As if that wasn’t enough, we also find ourselves in television limbo.  Last night my husband and I finished the last episode of the BBC television show, Sherlock.  If you have not watched this show, stop reading right now.  Stop everything you are doing and go watch….Now, isn’t that better?

I cannot even begin to articulate what is so good about this show.  There is, of course, the delight of the “wink, wink, nudge, nudge” approach the show takes towards the original material.  The hats Holmes and Watson are famous for wearing show up, but as an accidental attempt by Holmes and Watson to disguise themselves which comes to haunt them as they become more well-known.  The last two episodes in Season 2 are called, “The Hounds of Baskerville” and “The Reichenbach Fall,” and this perfectly sums up this show’s approach to the Arthur Conan Doyle stories.  They are like the original, but with the most delicious little twist.  Not Reichenbach Falls, but the Reichenbach Fall.  Get it?

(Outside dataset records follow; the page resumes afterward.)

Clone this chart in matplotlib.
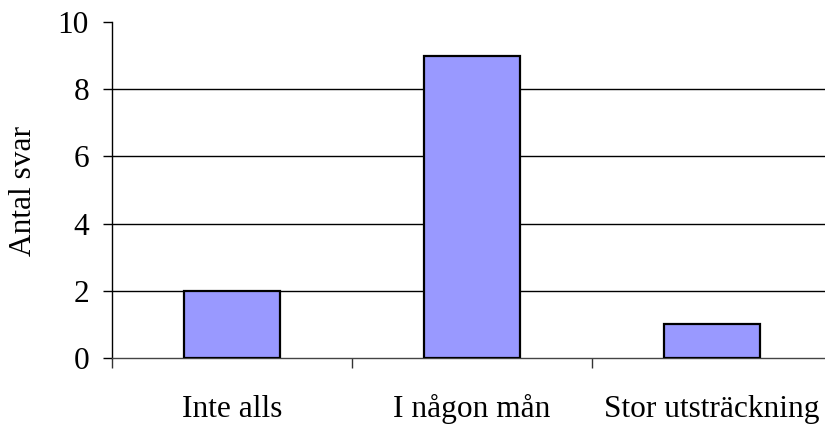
import matplotlib
matplotlib.use("Agg")
import matplotlib.pyplot as plt

categories = ["Inte alls", "I någon mån", "Stor utsträckning"]
values = [2, 9, 1]
yticks = [0, 2, 4, 6, 8, 10]

plt.rcParams["font.family"] = ["Liberation Serif", "DejaVu Serif"]
FS = 22.6

W, H = 825, 428
fig = plt.figure(figsize=(W / 100, H / 100), dpi=100)
ax = fig.add_axes([112 / W, 70 / H, 720 / W, 336 / H])

x = range(len(categories))
ax.bar(x, values, width=0.4, color="#9999FF", edgecolor="black", linewidth=1.6, zorder=3)

ax.set_xlim(-0.5, len(categories) - 0.5)
ax.set_ylim(0, 10)
ax.set_yticks(yticks)
for y in yticks[1:-1]:
    ax.axhline(y, color="black", linewidth=1.0, zorder=1)

ax.set_xticks(x)
ax.set_xticklabels(categories, fontsize=FS)
for lbl in ax.get_xticklabels():
    lbl.set_verticalalignment("baseline")
ax.set_xticks([i + 0.5 for i in range(-1, len(categories))], minor=True)
ax.tick_params(axis="x", which="major", length=0, pad=42.5)
ax.tick_params(axis="x", which="minor", length=7, width=1.0, color="#333333")
ax.tick_params(axis="y", length=6.5, width=1.0, pad=10, labelsize=FS)

fig.text(24 / W, 237 / H, "Antal svar", rotation=90, ha="center", va="center", fontsize=FS)

for side in ("top", "right"):
    ax.spines[side].set_visible(False)
ax.spines["left"].set_linewidth(1.0)
ax.spines["bottom"].set_linewidth(1.0)
ax.spines["bottom"].set_color("#444444")

fig.savefig("out.png", dpi=100)
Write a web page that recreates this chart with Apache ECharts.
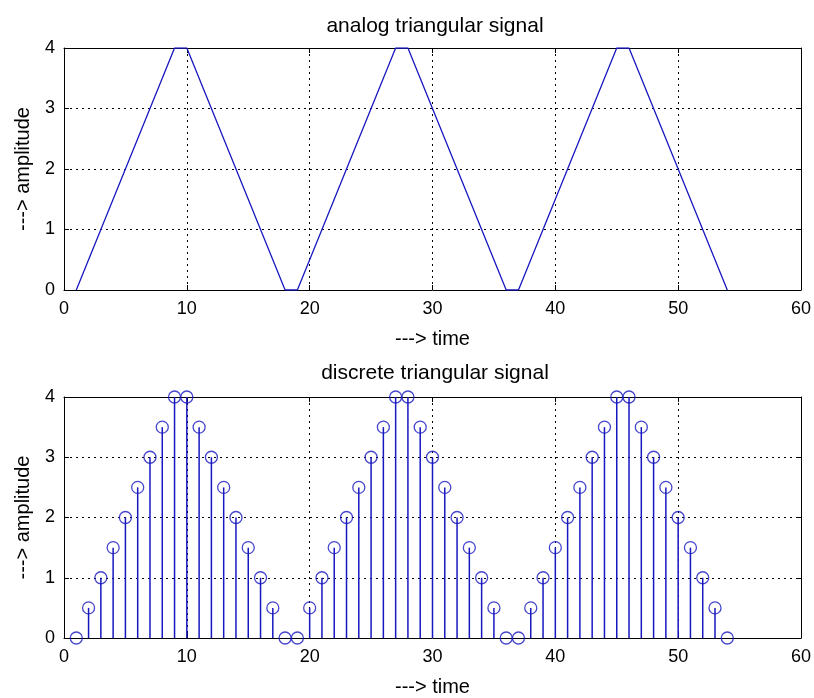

The acting is brilliant.  The backdrops of London streets or the English countryside are perfect.  The cinematography is gorgeous.  The writing is so crisp you’ll be reaching for your remote control just to hear what they said one more time.  It is just perfect.

Why can’t Americans make televison like this?  Well, we do, but you have to pay extra for it on HBO while our public television station barely survives.  Sometimes I look at the British and think living in a dying empire isn’t such a bad thing at all.  But then I worry that in a dying empire, the central features of your national character become amplified.  For the British, it’s keep calm and carry on.  I tremble to think what aspects of our American national character would be amplified in our own dying empire.  Perhaps they already are.

Outside here in southern Indiana, there’s a kind of weather limbo, too.  I hesitate to even call it an Indian summer, as that used to designate an unusual patch of warm weather in the fall.  I’m not sure if this is unusual anymore, but it’s in the 80s today as October slips away.  This would probably be lovely had I not just read yet another novel with an environmentally-induced apocalypse.

Even without the fear of apocalypse, it is time for cooler weather.  Time for sweaters and scarves and coats and bonfires and chilly walks through the piles of fall leaves.  Instead it feels not quite like summer and not quite like fall.  Limbo.  Again.  At least I got a post out of it.